=== EXERCISE OBJECTIVE ===
No images are to be carried over; print all other material exactly as it stands.

== == ==

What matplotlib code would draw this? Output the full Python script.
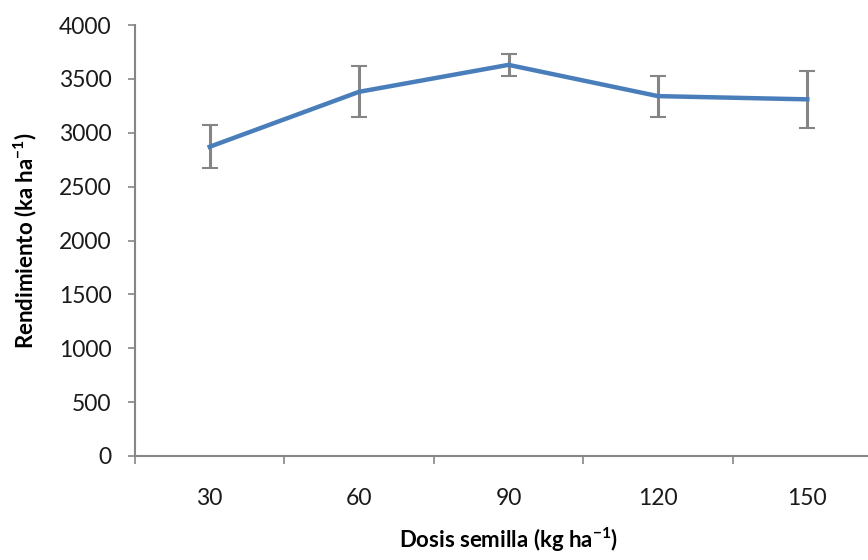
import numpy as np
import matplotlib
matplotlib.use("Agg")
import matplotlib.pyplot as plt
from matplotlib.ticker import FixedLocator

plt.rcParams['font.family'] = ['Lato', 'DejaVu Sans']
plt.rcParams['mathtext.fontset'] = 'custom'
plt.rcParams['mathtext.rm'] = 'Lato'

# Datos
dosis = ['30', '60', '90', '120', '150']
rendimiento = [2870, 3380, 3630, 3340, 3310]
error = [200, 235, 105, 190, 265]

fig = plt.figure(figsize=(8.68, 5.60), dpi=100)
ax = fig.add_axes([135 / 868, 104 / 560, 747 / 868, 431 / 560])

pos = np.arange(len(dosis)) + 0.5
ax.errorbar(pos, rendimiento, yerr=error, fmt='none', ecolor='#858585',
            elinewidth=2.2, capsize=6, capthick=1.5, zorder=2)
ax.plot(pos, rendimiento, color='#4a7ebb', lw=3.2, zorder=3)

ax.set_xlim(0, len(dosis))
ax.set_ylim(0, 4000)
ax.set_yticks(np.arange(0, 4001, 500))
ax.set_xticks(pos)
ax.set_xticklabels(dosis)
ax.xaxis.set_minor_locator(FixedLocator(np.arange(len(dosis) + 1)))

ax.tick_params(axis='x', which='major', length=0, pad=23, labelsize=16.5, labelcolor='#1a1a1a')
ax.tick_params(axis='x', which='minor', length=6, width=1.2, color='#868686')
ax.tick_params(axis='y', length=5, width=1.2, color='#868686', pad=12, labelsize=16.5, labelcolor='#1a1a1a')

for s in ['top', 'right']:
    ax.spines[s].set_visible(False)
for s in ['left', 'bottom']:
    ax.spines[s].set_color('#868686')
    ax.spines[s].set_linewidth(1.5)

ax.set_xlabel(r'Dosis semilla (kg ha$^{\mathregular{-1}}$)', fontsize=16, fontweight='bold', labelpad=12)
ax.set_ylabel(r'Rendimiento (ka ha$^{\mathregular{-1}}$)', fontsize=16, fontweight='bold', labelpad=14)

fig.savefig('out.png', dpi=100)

== == ==

=== TASK OUTPUT ===
What matplotlib code would draw this? Output the full Python script.
import numpy as np
import matplotlib
matplotlib.use("Agg")
import matplotlib.pyplot as plt
from matplotlib.ticker import FixedLocator

plt.rcParams['font.family'] = ['Lato', 'DejaVu Sans']
plt.rcParams['mathtext.fontset'] = 'custom'
plt.rcParams['mathtext.rm'] = 'Lato'

# Datos
dosis = ['30', '60', '90', '120', '150']
rendimiento = [2870, 3380, 3630, 3340, 3310]
error = [200, 235, 105, 190, 265]

fig = plt.figure(figsize=(8.68, 5.60), dpi=100)
ax = fig.add_axes([135 / 868, 104 / 560, 747 / 868, 431 / 560])

pos = np.arange(len(dosis)) + 0.5
ax.errorbar(pos, rendimiento, yerr=error, fmt='none', ecolor='#858585',
            elinewidth=2.2, capsize=6, capthick=1.5, zorder=2)
ax.plot(pos, rendimiento, color='#4a7ebb', lw=3.2, zorder=3)

ax.set_xlim(0, len(dosis))
ax.set_ylim(0, 4000)
ax.set_yticks(np.arange(0, 4001, 500))
ax.set_xticks(pos)
ax.set_xticklabels(dosis)
ax.xaxis.set_minor_locator(FixedLocator(np.arange(len(dosis) + 1)))

ax.tick_params(axis='x', which='major', length=0, pad=23, labelsize=16.5, labelcolor='#1a1a1a')
ax.tick_params(axis='x', which='minor', length=6, width=1.2, color='#868686')
ax.tick_params(axis='y', length=5, width=1.2, color='#868686', pad=12, labelsize=16.5, labelcolor='#1a1a1a')

for s in ['top', 'right']:
    ax.spines[s].set_visible(False)
for s in ['left', 'bottom']:
    ax.spines[s].set_color('#868686')
    ax.spines[s].set_linewidth(1.5)

ax.set_xlabel(r'Dosis semilla (kg ha$^{\mathregular{-1}}$)', fontsize=16, fontweight='bold', labelpad=12)
ax.set_ylabel(r'Rendimiento (ka ha$^{\mathregular{-1}}$)', fontsize=16, fontweight='bold', labelpad=14)

fig.savefig('out.png', dpi=100)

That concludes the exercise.